THE REQUEST: Locate the lines where "with" occurs and copy them as they stand.

SUPPLIED DATA:
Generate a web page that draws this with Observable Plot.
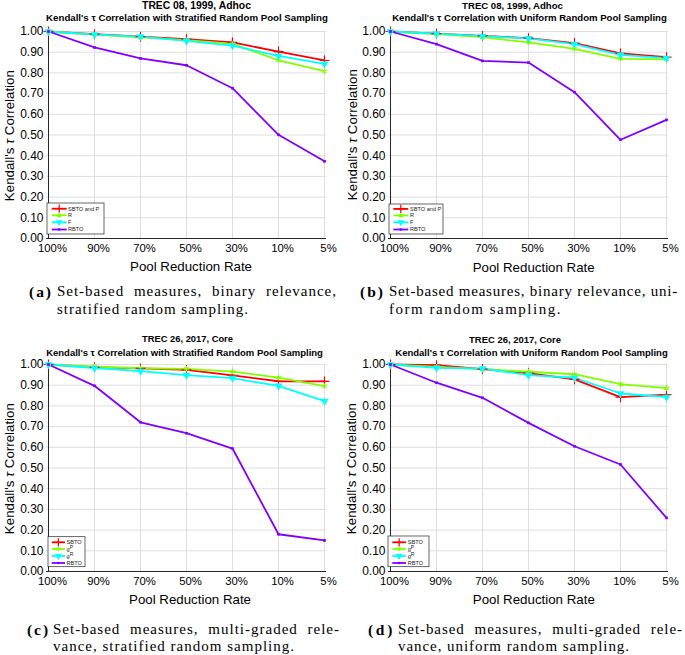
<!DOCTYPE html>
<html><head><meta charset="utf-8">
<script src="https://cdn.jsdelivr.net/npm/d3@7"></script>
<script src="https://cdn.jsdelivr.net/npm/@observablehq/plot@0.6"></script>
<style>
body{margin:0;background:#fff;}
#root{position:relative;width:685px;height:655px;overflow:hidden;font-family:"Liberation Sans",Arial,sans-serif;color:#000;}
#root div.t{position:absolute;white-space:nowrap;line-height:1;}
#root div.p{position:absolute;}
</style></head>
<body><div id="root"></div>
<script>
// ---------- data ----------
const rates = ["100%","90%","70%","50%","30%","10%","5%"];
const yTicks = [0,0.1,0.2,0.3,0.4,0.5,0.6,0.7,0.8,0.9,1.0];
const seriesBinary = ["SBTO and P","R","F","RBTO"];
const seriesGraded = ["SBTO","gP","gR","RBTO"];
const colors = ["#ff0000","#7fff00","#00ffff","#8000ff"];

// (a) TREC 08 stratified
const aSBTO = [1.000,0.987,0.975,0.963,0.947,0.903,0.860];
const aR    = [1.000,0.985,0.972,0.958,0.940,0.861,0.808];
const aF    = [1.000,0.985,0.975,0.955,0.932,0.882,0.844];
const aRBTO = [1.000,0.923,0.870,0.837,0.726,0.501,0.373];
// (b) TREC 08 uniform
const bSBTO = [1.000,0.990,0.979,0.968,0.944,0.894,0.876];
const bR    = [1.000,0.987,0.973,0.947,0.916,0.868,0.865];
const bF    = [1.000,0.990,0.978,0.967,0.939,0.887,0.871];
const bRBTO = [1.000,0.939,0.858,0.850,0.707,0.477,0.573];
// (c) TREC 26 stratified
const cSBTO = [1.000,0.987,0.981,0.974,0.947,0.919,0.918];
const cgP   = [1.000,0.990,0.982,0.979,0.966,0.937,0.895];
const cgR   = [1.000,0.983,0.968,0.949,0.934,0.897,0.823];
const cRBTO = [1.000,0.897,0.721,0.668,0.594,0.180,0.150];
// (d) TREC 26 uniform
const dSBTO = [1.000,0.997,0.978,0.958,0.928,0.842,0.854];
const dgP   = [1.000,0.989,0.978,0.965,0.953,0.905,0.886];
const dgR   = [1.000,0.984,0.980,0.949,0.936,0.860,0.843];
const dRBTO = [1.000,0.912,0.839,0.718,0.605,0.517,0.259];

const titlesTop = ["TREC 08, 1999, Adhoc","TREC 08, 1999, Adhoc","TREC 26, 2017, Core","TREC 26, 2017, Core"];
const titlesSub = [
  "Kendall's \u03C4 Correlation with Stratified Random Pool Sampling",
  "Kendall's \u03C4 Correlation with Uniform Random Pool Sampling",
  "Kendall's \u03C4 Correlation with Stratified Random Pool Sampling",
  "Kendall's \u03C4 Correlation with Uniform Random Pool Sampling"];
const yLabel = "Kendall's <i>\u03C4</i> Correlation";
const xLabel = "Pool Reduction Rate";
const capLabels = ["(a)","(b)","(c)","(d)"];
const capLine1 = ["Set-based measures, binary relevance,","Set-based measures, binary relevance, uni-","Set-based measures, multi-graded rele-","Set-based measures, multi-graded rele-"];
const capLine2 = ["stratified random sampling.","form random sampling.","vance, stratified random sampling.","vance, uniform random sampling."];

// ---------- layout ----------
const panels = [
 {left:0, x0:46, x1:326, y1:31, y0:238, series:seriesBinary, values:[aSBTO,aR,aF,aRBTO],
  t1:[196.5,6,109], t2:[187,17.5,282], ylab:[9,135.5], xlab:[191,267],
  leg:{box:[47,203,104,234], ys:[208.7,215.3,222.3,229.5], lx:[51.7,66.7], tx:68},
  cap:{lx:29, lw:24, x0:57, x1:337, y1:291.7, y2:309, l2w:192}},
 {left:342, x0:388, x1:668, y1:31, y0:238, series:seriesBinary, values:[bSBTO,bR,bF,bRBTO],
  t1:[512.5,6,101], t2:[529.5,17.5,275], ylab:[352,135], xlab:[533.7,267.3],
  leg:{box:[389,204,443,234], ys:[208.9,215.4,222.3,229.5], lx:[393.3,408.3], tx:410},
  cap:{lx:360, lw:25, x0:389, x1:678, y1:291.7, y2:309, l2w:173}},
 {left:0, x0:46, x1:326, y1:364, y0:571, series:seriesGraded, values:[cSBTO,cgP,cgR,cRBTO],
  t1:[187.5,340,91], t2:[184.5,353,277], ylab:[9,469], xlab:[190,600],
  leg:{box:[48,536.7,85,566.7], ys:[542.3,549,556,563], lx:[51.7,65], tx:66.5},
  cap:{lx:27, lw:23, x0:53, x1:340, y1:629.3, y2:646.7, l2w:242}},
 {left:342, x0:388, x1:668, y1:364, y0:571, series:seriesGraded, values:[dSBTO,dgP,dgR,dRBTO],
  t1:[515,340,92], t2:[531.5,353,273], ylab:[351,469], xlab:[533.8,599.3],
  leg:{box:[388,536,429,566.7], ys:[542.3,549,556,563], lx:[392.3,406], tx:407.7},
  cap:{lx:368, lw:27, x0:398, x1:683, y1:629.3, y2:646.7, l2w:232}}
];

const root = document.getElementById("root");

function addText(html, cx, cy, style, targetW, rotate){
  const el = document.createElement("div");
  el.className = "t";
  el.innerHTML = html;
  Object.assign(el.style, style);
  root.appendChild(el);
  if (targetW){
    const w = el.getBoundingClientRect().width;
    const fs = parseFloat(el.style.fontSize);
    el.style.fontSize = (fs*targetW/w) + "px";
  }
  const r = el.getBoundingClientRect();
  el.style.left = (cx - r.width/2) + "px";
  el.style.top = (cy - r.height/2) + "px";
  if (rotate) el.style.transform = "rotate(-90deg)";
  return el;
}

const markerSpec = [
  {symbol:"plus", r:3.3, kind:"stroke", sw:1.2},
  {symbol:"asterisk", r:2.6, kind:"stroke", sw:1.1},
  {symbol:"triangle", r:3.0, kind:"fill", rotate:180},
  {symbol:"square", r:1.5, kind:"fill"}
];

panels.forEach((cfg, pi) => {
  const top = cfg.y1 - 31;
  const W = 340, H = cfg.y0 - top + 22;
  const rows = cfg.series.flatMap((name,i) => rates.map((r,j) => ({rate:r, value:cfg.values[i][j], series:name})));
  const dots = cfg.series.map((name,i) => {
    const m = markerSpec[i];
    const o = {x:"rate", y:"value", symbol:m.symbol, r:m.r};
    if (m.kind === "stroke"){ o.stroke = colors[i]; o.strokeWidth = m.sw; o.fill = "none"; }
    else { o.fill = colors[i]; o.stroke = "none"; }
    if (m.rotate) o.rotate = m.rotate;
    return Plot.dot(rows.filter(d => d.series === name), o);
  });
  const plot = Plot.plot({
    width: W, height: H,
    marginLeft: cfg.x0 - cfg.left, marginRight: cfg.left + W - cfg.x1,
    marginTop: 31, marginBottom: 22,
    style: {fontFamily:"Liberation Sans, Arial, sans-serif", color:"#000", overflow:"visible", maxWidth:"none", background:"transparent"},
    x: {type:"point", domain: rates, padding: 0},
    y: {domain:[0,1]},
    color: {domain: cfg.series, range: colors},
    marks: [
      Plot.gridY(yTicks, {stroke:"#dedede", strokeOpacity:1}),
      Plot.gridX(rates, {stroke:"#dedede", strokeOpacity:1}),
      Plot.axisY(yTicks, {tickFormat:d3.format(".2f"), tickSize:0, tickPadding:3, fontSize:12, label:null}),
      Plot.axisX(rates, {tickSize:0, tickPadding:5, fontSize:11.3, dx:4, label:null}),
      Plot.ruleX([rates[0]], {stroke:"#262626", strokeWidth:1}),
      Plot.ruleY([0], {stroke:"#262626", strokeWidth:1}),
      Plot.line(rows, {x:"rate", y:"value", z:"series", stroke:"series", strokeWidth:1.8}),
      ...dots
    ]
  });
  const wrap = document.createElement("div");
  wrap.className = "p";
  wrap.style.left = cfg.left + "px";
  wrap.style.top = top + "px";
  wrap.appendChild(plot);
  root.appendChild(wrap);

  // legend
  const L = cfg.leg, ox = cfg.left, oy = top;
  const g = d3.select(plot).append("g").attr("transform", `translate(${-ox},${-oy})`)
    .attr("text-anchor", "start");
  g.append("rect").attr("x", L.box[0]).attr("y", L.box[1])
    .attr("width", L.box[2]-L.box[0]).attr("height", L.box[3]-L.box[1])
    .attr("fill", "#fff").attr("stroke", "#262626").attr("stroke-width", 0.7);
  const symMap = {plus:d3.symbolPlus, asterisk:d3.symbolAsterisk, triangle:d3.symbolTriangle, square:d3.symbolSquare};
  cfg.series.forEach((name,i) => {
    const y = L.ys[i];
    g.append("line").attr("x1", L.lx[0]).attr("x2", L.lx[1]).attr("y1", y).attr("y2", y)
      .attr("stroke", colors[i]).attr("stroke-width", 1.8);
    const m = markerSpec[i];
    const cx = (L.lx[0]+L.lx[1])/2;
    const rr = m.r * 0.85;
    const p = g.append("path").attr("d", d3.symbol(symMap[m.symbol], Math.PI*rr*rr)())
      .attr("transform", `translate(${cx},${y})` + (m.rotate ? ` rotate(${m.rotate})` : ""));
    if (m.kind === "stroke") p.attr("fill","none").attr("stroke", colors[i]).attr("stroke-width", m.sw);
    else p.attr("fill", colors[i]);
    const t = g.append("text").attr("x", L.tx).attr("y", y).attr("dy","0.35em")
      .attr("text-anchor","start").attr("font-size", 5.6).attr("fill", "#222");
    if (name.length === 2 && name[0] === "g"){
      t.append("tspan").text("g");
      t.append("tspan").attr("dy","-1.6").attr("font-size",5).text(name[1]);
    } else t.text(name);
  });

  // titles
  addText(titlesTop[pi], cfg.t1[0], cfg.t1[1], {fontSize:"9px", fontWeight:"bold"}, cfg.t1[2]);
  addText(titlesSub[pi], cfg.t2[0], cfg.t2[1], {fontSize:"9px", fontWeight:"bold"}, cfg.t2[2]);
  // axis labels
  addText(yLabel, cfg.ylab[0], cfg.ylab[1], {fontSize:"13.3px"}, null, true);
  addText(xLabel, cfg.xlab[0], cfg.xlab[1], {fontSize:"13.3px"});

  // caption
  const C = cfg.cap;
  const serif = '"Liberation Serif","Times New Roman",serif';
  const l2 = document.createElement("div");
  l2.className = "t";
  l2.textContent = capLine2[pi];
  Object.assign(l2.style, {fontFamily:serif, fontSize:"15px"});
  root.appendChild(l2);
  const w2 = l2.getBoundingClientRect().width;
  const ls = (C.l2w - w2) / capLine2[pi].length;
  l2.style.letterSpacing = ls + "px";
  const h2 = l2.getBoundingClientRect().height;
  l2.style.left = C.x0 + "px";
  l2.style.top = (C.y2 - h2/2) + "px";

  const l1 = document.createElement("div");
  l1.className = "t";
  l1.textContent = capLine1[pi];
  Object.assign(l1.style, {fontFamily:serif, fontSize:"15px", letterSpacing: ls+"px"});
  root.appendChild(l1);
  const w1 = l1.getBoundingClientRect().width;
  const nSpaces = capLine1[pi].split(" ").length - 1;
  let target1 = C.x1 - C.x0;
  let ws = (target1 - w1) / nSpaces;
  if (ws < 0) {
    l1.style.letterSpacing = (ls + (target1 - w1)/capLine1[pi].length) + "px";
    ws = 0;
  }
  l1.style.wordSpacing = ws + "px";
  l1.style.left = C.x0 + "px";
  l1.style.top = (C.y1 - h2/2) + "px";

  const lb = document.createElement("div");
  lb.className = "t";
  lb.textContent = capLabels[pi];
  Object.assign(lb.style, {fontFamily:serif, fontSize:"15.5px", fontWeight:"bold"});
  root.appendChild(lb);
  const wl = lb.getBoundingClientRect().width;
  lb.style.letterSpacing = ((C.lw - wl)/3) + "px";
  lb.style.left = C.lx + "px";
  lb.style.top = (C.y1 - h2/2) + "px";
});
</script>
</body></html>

WRITTEN SOLUTION:
Generate a web page that draws this with Observable Plot.
  "Kendall's \u03C4 Correlation with Stratified Random Pool Sampling",
  "Kendall's \u03C4 Correlation with Uniform Random Pool Sampling",
  "Kendall's \u03C4 Correlation with Stratified Random Pool Sampling",
  "Kendall's \u03C4 Correlation with Uniform Random Pool Sampling"];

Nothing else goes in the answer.